Untitled

1027F - Session in BSU
This problem has many approaches (as Hall's theorem, Kuhn algorithm (???) and so on), I will explain one (or two) of them.

Let's find the answer using binary search. It is obvious that if we can pass all the exams in k days we can also pass them in k+1 days.

For the fixed last day k let's do the following thing: firstly, if there exists some exam with the day of the first opportunity to pass it greater than k, then the answer for the day k is false.

Next, while there exist exams having only one possibility to pass them (because of the upper bound of the maximum possible day or constraints imposed by the other exams), we choose this day for this exam and continue (after choosing such day there can appear some new exams with the same property). Now there are no exams having only one day to pass them.

Let's take a look on the graph where vertices represent days and edges represent exams (the edge between some vertices u and v (u<v) exists iff there is an exam with the first day to pass it equal to u and the second day to pass it equal to v). Let's remove all the exams for which we identified the answer. Now let's take a look on the connected components of this graph and analyze the problem which we have now. Our problem is to choose exactly one vertex incident to each edge of the connected component such that no vertex is chosen twice (and we have to do this for all the connected components we have).

Let cntv be the number of vertices in the current connected component and cnte be the number of edges in the current connected component. The answer for the connected component is true iff cnte≤cntv, for obvious reasons. There is very easy constructive method to see how we can do this. If cnte<cntv then the current connected component is a tree. Let's remove some leaf of this tree and set it as the chosen vertex for the edge incident to this leaf (and remove this edge too). If cnte=cntv then let's remove all leaves as in the algorithm for the tree. For the remaining cycle let's choose any edge and any vertex incident to it, set this vertex as the chosen to this edge and remove them. Now we have a chain. Chain is a tree, so let's apply the algorithm for the tree to this chain.

So, if for some connected component c holds cntec>cntvc then the answer for the day k is false. Otherwise the answer is true.

Overall complexity O(nlogn) because of numbers compressing or using logarithmic data structures to maintain the graph.

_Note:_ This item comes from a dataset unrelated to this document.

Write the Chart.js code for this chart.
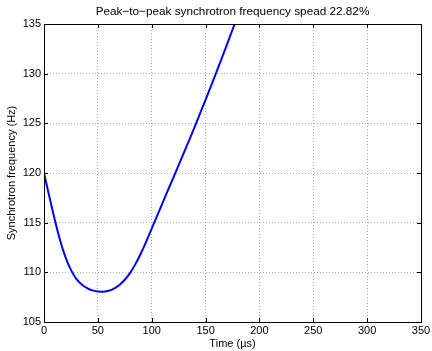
<!DOCTYPE html>
<html>
<head>
<meta charset="utf-8">
<script src="https://cdn.jsdelivr.net/npm/chart.js@4"></script>
<style>
  html, body { margin: 0; padding: 0; background: #fff; }
  #wrap { width: 432px; height: 351px; }
</style>
</head>
<body>
<div id="wrap"><canvas id="myChart" width="432" height="351"></canvas></div>
<script>
// values
const timeUs = [0, 5, 10, 15, 20, 25, 30, 35, 40, 45, 50, 55, 60, 65, 70, 75, 80, 85, 90, 95,
    100, 105, 110, 115, 120, 125, 130, 135, 140, 145, 150, 155, 160, 165, 170, 175, 177];
const freqHz = [120.0, 117.6, 115.3, 113.2, 111.5, 110.25, 109.35, 108.78, 108.42, 108.18, 108.06, 108.05, 108.15, 108.37, 108.73, 109.25,
    109.95, 110.85, 111.92, 113.12, 114.4, 115.68, 116.96, 118.24, 119.52, 120.8, 122.08, 123.36, 124.68, 126.02,
    127.37, 128.74, 130.13, 131.54, 132.97, 134.42, 135.0];
const xTicks = [0, 50, 100, 150, 200, 250, 300, 350];
const yTicks = [105, 110, 115, 120, 125, 130, 135];
const titleText = 'Peak\u2212to\u2212peak synchrotron frequency spead 22.82%';

const FONT = 'Liberation Sans, Arial, Helvetica, sans-serif';

// frame, inward tick marks and the title centred over the axes (matlab style)
const boxPlugin = {
    id: 'box',
    afterDraw(chart) {
        const ctx = chart.ctx;
        const a = chart.chartArea;
        const sx = chart.scales.x, sy = chart.scales.y;
        ctx.save();
        ctx.strokeStyle = '#000';
        ctx.lineWidth = 1;
        ctx.beginPath();
        xTicks.forEach(v => {
            const px = Math.round(sx.getPixelForValue(v)) + 0.5;
            ctx.moveTo(px, a.bottom); ctx.lineTo(px, a.bottom - 4);
            ctx.moveTo(px, a.top); ctx.lineTo(px, a.top + 4);
        });
        yTicks.forEach(v => {
            const py = Math.round(sy.getPixelForValue(v)) + 0.5;
            ctx.moveTo(a.left, py); ctx.lineTo(a.left + 4, py);
            ctx.moveTo(a.right, py); ctx.lineTo(a.right - 4, py);
        });
        ctx.stroke();
        ctx.strokeRect(Math.round(a.left) + 0.5, Math.round(a.top) + 0.5,
            Math.round(a.right - a.left), Math.round(a.bottom - a.top));

        ctx.fillStyle = '#000';
        ctx.font = '11.75px ' + FONT;
        ctx.textAlign = 'center';
        ctx.textBaseline = 'middle';
        ctx.fillText(titleText, (a.left + a.right) / 2, 12);
        ctx.restore();
    }
};

const data = {
    datasets: [{
        data: timeUs.map((t, i) => ({ x: t, y: freqHz[i] })),
        borderColor: '#0000ff',
        borderWidth: 2,
        pointRadius: 0,
        cubicInterpolationMode: 'monotone',
        fill: false
    }]
};

const config = {
    type: 'line',
    data: data,
    options: {
        responsive: false,
        animation: false,
        layout: { padding: { top: 24, left: 0, right: 0, bottom: 0 } },
        plugins: {
            legend: { display: false },
            tooltip: { enabled: false },
            title: { display: false }
        },
        scales: {
            x: {
                type: 'linear',
                min: 0, max: 350,
                afterBuildTicks: s => { s.ticks = xTicks.map(v => ({ value: v })); },
                afterFit: s => { s.height = 29; s.paddingRight = 11; s.paddingLeft = 0; },
                ticks: { color: '#000', padding: 2, maxRotation: 0, font: { family: FONT, size: 11 } },
                grid: { color: '#b0b0b0', drawTicks: false },
                border: { display: false, dash: [1, 2] },
                title: {
                    display: true, text: 'Time (\u00b5s)', color: '#000',
                    font: { family: FONT, size: 11 }, padding: { top: 0, bottom: 0 }
                }
            },
            y: {
                min: 105, max: 135,
                afterBuildTicks: s => { s.ticks = yTicks.map(v => ({ value: v })); },
                afterFit: s => { s.width = 44; s.paddingTop = 0; s.paddingBottom = 0; },
                ticks: { color: '#000', padding: 3, font: { family: FONT, size: 11 } },
                grid: { color: '#b0b0b0', drawTicks: false },
                border: { display: false, dash: [1, 2] },
                title: {
                    display: true, text: 'Synchrotron frequency (Hz)', color: '#000',
                    font: { family: FONT, size: 11 }, padding: { top: 5, bottom: 0 }
                }
            }
        }
    },
    plugins: [boxPlugin]
};

new Chart(document.getElementById('myChart'), config);
</script>
</body>
</html>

Also there is another solution (which can be too slow, I don't know why it works). It is well-known fact that if we will apply Kuhn algorithm to the some bipartite graph in order of increasing indices of vertices of the left part, then the last vertex in the left part of this graph which is in the matching will be minimum possible. Oh, that's what we need! Let the left part of this graph consist of days and the right part consist of exams. The edge between some vertices u from the left part and v from the right part exists iff u is one of two days to pass the exam v. Let's apply Kuhn algorithm to this graph, considering days in increasing order. The first day when matching becomes n (all exams are in the matching) will be the answer. I don't know its complexity, really. Maybe it works too fast because of the special properties of the graph... If someone can explain in which time it works I will very happy!


int n;
vi m;
vpi v;

template<int SZ> struct DSU {
    int par[SZ], sz[SZ], co[SZ];
    vi tmp[SZ];

    DSU() {
        F0R(i,SZ) par[i] = i, sz[i] = 1;
    }

    int get(int x) { // path compression
        if (par[x] != x) par[x] = get(par[x]);
        return par[x];
    }

    bool unite(int x, int y) { // union-by-rank
        x = get(x), y = get(y);
        if (sz[x] < sz[y]) swap(x,y);
        co[x] ++;
        if (x == y) return 0;
        sz[x] += sz[y], co[x] += co[y], par[y] = x;
        return 1;
    }
};

int M(int x) {
    return lb(all(m),x)-m.begin();
}

DSU<MX> D;

int main() {
    ios_base::sync_with_stdio(0); cin.tie(0);
    cin >> n;
    F0R(i,n) {
        int x,y; cin >> x >> y;
        m.pb(x), m.pb(y);
        v.pb({x,y});
    }
    sort(all(m)); m.erase(unique(all(m)),m.end());
    for (auto a: v) D.unite(M(a.f),M(a.s));
    F0R(i,sz(m)) D.tmp[D.get(i)].pb(m[i]);

    int cans = 0;
    F0R(i,sz(m)) if (D.get(i) == i) {
        if (D.co[i] > D.sz[i]) {
            cout << -1;
            exit(0);
        }
        sort(all(D.tmp[i]));
        if (D.co[i] == D.sz[i]) {
            cans = max(cans,D.tmp[i].back());
        } else {
            cans = max(cans,D.tmp[i][sz(D.tmp[i])-2]);
        }
    }
    cout << cans;
}